La AUH y la indignación semántica

“La Asignación Universal por Hijo se está yendo por la canaleta de la droga y el juego"
Ernesto Sanz, mayo del 2010
 
“Hay que transformar la Asignación Universal por Hijo en ley"
Ernesto Sanz, mayo del 2014
Con frecuencia, las críticas opositoras a las iniciativas kirchneristas se centran en las formas, los procedimientos o las intenciones, más que en las iniciativas en sí o en sus resultados.

Entre las variantes de esas críticas está la indignación semántica, que se destaca por analizar con precisión talmúdica lo que el gobierno opina sobre sus propias iniciativas o, incluso, de qué forma las nombra y considera su contenido como algo secundario.

Uno de los casos más denunciados por los entusiastas de la semántica es el de la Asignación Universal Por Hijo (AUH), ya que la misma no sería universal dado que no la perciben todos los menores de 18 años del país.

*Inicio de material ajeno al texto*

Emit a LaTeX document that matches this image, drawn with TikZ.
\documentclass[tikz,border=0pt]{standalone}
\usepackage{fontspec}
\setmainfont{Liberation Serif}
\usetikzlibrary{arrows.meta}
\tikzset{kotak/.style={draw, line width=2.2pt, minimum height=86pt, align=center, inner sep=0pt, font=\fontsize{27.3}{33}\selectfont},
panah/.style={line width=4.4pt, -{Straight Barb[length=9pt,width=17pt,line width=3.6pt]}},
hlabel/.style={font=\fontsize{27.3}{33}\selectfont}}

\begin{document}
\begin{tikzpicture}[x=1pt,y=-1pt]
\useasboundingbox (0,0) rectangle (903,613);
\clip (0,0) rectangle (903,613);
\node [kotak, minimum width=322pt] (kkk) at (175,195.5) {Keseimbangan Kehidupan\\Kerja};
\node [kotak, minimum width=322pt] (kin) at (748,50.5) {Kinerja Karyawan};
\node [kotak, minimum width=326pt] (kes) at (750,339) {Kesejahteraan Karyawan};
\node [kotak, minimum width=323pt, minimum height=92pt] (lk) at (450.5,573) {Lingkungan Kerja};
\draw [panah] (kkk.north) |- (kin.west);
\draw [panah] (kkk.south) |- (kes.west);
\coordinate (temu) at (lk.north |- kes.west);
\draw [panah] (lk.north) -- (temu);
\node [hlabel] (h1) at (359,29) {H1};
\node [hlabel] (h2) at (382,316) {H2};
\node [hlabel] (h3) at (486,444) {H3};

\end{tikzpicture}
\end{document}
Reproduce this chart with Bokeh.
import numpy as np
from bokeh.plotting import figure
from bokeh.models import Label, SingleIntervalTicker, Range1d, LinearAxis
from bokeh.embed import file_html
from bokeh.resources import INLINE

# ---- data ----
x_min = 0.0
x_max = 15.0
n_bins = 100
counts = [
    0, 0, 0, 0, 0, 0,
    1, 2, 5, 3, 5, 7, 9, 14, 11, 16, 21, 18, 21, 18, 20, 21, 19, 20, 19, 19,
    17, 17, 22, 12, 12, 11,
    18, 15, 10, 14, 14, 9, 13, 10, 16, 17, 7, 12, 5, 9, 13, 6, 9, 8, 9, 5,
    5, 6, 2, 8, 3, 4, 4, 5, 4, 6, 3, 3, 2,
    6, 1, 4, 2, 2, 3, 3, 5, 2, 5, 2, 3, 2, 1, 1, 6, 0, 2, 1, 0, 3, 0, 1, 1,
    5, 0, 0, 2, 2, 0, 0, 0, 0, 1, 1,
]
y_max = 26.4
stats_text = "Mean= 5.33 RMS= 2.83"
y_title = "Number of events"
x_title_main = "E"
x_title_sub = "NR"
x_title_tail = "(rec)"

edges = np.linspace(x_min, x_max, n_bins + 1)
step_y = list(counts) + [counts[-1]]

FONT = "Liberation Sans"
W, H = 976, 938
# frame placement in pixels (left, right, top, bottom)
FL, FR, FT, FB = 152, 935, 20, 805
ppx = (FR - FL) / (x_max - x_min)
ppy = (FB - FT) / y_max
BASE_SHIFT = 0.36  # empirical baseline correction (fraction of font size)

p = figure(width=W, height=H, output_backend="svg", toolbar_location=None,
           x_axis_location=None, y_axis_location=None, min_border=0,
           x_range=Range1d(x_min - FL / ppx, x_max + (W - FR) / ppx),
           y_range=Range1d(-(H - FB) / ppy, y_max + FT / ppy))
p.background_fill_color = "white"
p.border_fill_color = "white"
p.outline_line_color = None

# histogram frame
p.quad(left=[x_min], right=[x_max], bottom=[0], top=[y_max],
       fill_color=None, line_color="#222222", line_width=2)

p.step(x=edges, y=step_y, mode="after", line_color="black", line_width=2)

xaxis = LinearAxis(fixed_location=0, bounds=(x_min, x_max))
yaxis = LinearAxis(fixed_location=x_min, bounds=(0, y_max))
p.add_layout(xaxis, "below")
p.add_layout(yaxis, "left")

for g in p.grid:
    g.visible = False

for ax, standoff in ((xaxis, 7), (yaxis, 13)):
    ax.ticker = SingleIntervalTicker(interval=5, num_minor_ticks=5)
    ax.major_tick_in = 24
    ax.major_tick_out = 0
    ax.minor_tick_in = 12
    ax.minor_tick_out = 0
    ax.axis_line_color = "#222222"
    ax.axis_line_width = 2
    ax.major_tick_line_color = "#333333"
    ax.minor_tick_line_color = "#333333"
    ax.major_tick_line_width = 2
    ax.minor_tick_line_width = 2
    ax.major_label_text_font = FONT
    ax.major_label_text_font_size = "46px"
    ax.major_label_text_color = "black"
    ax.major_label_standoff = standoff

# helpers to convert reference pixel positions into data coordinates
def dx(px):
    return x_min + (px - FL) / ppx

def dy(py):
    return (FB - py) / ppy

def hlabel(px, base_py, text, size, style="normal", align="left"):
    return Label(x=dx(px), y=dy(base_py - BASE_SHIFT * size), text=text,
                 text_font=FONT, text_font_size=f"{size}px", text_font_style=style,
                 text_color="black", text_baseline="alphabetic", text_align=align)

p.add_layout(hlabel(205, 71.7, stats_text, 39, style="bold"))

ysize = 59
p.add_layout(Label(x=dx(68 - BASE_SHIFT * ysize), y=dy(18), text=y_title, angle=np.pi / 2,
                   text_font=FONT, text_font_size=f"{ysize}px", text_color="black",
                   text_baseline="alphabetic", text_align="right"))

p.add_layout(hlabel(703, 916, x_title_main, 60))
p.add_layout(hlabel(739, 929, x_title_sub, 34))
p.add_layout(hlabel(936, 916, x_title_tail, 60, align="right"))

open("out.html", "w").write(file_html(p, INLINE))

En rigor de verdad, la AUH fue una ampliación del régimen de asignaciones familiares que agregó dentro del universo de los beneficiarios- básicamente hijos de trabajadores registrados- a los hijos de padres desocupados, trabajadores en negro y personal de servicio doméstico que perciban ingresos iguales o por debajo del salario mínimo. El objetivo es que todos los menores, sean sus padres trabajadores registrados o no, estén cubiertos con una asignación. Esa es la universalidad de la medida, concretada a través de unos 18.000 millones de pesos distribuidos cada año.

Otra crítica, que podríamos llamar indignación copyright, señala que la idea de la AUH no fue del gobierno sino de otros y que “lo único” que se hizo fue apenas encontrar los recursos, implementarla y monitorearla.

Los indignados también suelen ser tenaces al denunciar a la AUH por su origen impuro, dado que fue proclamada a través de un Decreto de Necesidad y Urgencia (DNU) y no de una ley en el Congreso. Más allá que un DNU aprobado por el Congreso tiene fuerza de ley y dispone de todas sus prerrogativas y garantías, podríamos tratar de imaginar qué hubiera pasado si CFK enviaba el proyecto al Congreso en lugar de decretarlo: el radicalismo probablemente no lo hubiese votado, como no votó el fin de las AFJP a pesar de haberlas criticado desde siempre.

Todas estas formas de indignación son lugares comunes resistentes, pero sobre todo, asombrosos.

En efecto, a nadie se le ocurriría quitarle méritos a Roque Sáenz Peña porque la ley de “sufragio universal” que lleva su nombre es semánticamente falsa, al no estar incluidas las mujeres o porque apenas un 12% de la población total votó en las elecciones de 1928. Tampoco dejaríamos de alabarlo aunque la idea haya sido planteada por otros, durante la Revolución Francesa o incluso antes.

La misma Indignación Copyright denunció la legislación laboral del primer peronismo porque, en realidad, eran ideas del socialista Alfredo Palacios. También, como en el caso de la feminista Victoria Ocampo, se opuso al proyecto de sufragio femenino pese a apoyarlo debido a sus “obscuras intenciones.”

Para los indignados, el drama parece radicar en que las mayorías, más rudimentarias y menos ilustradas a sus ojos, suelen darle el mérito político de las buenas iniciativas a los gobiernos que las implementan. Asombroso.